## [DESCRIPTION OF THE TASK]
Quote exactly the lines between the line containing "Recreate this image" and the line containing "plt.rcParams['mathtext.it'] = 'Liberation", counting those two lines as part of the range. Leave the rest out.

## [THE INPUT]
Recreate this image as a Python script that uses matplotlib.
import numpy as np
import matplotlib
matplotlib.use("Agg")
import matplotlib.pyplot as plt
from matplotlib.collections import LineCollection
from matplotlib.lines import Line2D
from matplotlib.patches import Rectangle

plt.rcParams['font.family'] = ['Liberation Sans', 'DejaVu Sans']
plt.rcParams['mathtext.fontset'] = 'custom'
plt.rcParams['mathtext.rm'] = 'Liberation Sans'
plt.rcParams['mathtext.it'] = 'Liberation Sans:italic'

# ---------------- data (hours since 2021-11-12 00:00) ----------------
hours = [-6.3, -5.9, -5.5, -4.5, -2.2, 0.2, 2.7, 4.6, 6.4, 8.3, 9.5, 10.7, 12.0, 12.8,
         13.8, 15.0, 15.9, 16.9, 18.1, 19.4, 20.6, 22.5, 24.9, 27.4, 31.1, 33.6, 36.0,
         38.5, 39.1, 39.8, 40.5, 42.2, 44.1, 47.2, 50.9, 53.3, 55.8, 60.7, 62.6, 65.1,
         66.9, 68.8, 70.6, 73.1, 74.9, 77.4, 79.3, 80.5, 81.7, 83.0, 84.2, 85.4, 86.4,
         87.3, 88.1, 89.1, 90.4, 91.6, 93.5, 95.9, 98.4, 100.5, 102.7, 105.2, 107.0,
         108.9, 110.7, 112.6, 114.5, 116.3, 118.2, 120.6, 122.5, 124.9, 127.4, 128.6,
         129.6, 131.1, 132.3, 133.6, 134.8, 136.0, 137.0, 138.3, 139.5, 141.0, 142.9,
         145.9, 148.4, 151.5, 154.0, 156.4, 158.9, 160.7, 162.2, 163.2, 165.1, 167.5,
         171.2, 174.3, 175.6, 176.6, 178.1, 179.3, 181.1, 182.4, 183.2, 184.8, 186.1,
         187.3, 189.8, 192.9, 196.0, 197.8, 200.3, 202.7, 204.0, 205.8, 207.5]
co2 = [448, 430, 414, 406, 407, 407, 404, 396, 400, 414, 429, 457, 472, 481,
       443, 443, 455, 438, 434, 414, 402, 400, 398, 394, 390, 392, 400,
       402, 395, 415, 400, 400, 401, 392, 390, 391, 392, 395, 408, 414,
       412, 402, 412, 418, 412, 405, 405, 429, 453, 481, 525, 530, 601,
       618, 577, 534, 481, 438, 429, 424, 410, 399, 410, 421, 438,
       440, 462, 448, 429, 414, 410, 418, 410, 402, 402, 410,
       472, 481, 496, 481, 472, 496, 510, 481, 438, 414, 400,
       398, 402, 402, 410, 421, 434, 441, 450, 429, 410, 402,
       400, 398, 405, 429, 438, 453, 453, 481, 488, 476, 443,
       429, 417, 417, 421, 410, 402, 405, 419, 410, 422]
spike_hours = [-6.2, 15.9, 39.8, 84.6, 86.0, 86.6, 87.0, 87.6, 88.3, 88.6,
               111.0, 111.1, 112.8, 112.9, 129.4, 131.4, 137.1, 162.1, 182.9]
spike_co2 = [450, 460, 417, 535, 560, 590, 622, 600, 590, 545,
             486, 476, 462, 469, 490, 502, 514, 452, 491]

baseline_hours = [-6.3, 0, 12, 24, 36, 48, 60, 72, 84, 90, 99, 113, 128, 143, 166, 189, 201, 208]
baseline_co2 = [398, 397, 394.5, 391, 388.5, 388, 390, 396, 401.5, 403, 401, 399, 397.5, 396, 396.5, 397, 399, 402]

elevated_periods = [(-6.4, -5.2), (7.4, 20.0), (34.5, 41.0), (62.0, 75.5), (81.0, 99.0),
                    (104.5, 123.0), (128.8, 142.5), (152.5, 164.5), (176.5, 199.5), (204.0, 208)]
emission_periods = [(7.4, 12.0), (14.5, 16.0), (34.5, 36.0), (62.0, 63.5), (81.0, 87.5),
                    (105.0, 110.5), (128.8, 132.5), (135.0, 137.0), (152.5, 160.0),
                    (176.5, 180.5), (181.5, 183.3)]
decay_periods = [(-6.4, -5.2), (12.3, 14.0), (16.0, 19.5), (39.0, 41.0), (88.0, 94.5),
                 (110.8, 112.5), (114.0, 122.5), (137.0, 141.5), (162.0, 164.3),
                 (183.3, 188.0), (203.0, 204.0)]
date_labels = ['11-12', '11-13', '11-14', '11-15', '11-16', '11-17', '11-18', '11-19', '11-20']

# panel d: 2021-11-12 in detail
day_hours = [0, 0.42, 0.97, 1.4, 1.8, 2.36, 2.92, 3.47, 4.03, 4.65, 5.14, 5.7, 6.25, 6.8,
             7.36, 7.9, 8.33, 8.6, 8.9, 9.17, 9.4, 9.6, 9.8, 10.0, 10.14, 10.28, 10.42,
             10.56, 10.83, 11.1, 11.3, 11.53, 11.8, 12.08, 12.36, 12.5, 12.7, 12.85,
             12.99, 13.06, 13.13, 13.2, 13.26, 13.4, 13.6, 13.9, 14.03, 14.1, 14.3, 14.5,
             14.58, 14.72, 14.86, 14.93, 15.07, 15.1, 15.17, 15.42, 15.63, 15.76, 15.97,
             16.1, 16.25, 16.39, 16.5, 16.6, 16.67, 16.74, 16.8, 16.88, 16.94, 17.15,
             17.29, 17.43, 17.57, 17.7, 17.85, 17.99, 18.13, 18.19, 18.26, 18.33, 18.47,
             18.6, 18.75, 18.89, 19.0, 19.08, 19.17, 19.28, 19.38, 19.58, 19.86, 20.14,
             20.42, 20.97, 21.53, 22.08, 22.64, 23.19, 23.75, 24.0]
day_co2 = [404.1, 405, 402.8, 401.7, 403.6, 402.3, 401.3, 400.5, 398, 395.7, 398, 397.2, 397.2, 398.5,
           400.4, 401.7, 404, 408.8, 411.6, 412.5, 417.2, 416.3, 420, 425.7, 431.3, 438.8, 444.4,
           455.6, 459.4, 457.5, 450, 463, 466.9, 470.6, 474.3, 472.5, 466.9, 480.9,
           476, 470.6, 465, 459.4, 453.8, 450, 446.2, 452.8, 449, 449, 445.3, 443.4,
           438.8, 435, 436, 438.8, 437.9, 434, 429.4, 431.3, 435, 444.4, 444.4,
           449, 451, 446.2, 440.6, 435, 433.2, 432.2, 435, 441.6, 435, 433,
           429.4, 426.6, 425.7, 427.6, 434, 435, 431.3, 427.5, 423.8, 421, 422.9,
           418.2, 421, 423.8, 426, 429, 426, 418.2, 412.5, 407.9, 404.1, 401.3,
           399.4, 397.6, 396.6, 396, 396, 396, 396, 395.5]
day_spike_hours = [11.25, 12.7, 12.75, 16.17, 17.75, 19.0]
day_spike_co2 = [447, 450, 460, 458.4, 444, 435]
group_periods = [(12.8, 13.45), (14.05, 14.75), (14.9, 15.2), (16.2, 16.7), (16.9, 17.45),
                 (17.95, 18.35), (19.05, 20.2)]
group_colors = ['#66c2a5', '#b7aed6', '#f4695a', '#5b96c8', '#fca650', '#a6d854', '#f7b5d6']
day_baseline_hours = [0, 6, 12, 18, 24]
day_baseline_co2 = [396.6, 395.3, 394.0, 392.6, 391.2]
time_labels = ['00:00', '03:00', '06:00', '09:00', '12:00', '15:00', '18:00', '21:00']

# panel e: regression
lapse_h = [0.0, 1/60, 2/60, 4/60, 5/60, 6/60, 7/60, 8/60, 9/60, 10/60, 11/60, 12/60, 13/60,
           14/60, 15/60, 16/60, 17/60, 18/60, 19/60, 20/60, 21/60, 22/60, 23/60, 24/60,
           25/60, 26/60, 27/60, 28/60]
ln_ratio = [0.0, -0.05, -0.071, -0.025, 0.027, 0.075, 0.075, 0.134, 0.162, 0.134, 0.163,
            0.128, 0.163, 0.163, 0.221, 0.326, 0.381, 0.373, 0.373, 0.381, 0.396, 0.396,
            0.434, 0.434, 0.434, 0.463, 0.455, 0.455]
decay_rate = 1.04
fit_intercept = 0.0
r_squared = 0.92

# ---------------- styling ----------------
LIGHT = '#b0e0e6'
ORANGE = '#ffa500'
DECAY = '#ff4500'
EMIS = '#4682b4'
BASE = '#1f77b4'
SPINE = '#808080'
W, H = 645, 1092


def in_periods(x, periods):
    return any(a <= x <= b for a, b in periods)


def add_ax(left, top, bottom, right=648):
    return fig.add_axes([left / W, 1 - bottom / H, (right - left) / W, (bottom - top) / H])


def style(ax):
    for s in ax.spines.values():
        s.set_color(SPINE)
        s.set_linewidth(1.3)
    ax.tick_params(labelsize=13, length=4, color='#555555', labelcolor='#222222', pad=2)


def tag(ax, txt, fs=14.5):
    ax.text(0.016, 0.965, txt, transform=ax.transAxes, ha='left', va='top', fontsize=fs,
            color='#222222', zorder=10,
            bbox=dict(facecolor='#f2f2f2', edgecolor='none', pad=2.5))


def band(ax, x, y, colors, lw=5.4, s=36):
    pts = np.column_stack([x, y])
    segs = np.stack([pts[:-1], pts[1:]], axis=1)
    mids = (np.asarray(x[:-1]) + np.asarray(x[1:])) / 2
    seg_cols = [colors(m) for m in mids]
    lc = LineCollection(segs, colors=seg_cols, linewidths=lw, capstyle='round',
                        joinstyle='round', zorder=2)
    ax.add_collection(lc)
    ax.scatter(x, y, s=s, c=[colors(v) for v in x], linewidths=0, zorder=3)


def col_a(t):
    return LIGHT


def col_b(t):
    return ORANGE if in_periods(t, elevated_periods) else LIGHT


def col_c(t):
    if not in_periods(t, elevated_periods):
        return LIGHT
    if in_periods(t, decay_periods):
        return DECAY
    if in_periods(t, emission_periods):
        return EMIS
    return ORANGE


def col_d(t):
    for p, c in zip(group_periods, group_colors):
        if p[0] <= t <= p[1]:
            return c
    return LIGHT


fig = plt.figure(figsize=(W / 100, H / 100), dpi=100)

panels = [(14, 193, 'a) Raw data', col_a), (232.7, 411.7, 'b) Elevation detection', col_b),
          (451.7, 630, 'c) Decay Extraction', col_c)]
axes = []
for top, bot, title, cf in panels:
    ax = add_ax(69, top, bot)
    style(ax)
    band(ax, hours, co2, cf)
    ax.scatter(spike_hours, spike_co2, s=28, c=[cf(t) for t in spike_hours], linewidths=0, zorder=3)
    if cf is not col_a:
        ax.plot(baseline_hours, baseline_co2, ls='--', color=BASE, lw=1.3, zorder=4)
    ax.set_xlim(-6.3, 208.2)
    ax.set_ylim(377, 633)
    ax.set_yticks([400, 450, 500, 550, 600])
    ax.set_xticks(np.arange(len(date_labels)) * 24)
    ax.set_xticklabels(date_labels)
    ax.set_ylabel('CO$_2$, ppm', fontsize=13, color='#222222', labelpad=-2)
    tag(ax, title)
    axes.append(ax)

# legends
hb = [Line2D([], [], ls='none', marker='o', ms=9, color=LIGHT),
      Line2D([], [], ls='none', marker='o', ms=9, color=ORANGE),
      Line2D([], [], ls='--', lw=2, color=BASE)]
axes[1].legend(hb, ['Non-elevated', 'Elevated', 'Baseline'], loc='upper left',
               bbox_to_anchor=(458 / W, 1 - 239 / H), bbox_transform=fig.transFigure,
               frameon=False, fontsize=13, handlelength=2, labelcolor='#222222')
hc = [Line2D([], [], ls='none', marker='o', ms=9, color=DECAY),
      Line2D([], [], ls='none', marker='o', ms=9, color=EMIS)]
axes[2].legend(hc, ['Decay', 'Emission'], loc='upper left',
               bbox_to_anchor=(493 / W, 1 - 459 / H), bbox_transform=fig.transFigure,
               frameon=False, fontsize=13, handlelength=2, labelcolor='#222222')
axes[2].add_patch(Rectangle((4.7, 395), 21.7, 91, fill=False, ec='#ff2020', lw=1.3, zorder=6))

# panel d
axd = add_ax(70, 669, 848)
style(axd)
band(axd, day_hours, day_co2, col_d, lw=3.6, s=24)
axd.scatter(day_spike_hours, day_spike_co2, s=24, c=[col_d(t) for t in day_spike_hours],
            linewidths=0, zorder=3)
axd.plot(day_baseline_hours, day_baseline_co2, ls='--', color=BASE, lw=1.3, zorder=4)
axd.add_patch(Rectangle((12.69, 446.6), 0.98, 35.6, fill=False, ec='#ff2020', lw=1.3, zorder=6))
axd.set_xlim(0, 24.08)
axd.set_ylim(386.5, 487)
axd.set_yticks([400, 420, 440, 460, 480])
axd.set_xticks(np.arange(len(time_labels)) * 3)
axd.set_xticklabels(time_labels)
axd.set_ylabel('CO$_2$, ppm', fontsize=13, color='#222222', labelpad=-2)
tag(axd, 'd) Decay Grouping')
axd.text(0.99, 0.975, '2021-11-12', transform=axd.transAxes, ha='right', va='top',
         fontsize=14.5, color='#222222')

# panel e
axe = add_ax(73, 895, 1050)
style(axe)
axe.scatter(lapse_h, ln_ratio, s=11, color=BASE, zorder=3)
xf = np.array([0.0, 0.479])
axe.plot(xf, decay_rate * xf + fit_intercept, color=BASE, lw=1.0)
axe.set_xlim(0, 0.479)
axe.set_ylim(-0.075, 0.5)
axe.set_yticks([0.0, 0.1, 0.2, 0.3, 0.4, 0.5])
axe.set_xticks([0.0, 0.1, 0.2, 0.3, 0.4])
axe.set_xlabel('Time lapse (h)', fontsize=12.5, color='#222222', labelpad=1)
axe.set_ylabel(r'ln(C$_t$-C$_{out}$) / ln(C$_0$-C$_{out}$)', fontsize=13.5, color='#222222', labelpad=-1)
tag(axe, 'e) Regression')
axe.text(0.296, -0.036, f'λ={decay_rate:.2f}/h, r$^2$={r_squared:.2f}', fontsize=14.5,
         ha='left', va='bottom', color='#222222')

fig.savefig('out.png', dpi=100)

...

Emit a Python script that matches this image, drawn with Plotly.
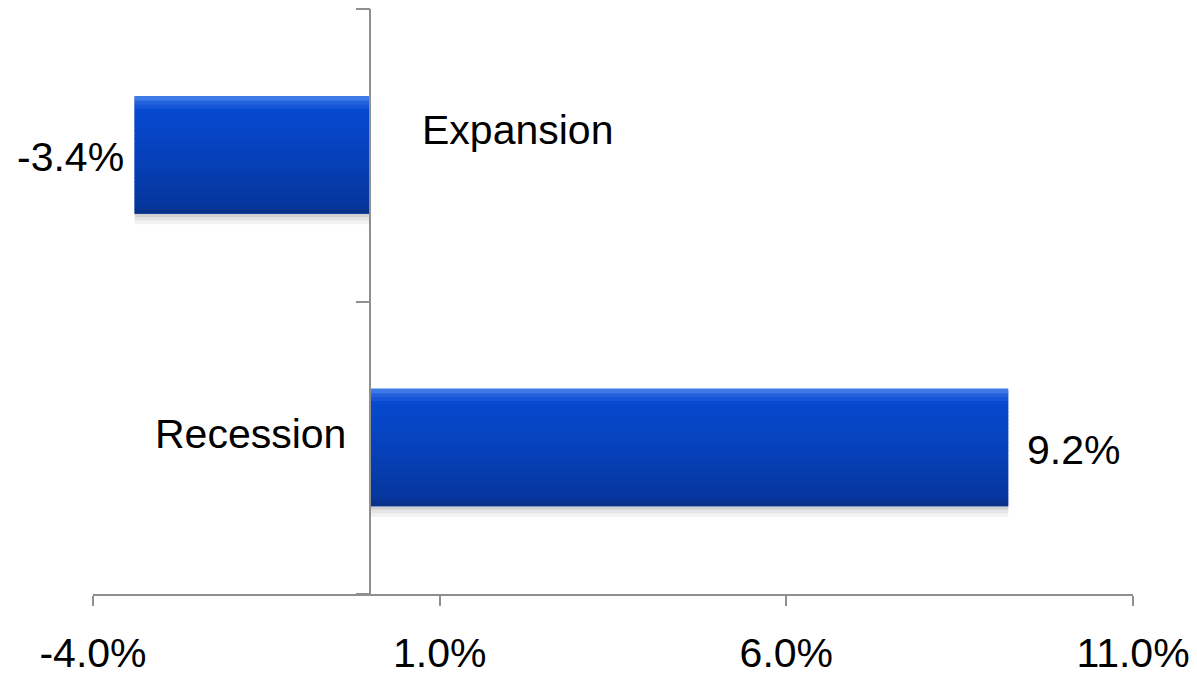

## [RESPONSE TO THIS TASK]
Recreate this image as a Python script that uses matplotlib.
import numpy as np
import matplotlib
matplotlib.use("Agg")
import matplotlib.pyplot as plt
from matplotlib.collections import LineCollection
from matplotlib.lines import Line2D
from matplotlib.patches import Rectangle

plt.rcParams['font.family'] = ['Liberation Sans', 'DejaVu Sans']
plt.rcParams['mathtext.fontset'] = 'custom'
plt.rcParams['mathtext.rm'] = 'Liberation Sans'
plt.rcParams['mathtext.it'] = 'Liberation Sans:italic'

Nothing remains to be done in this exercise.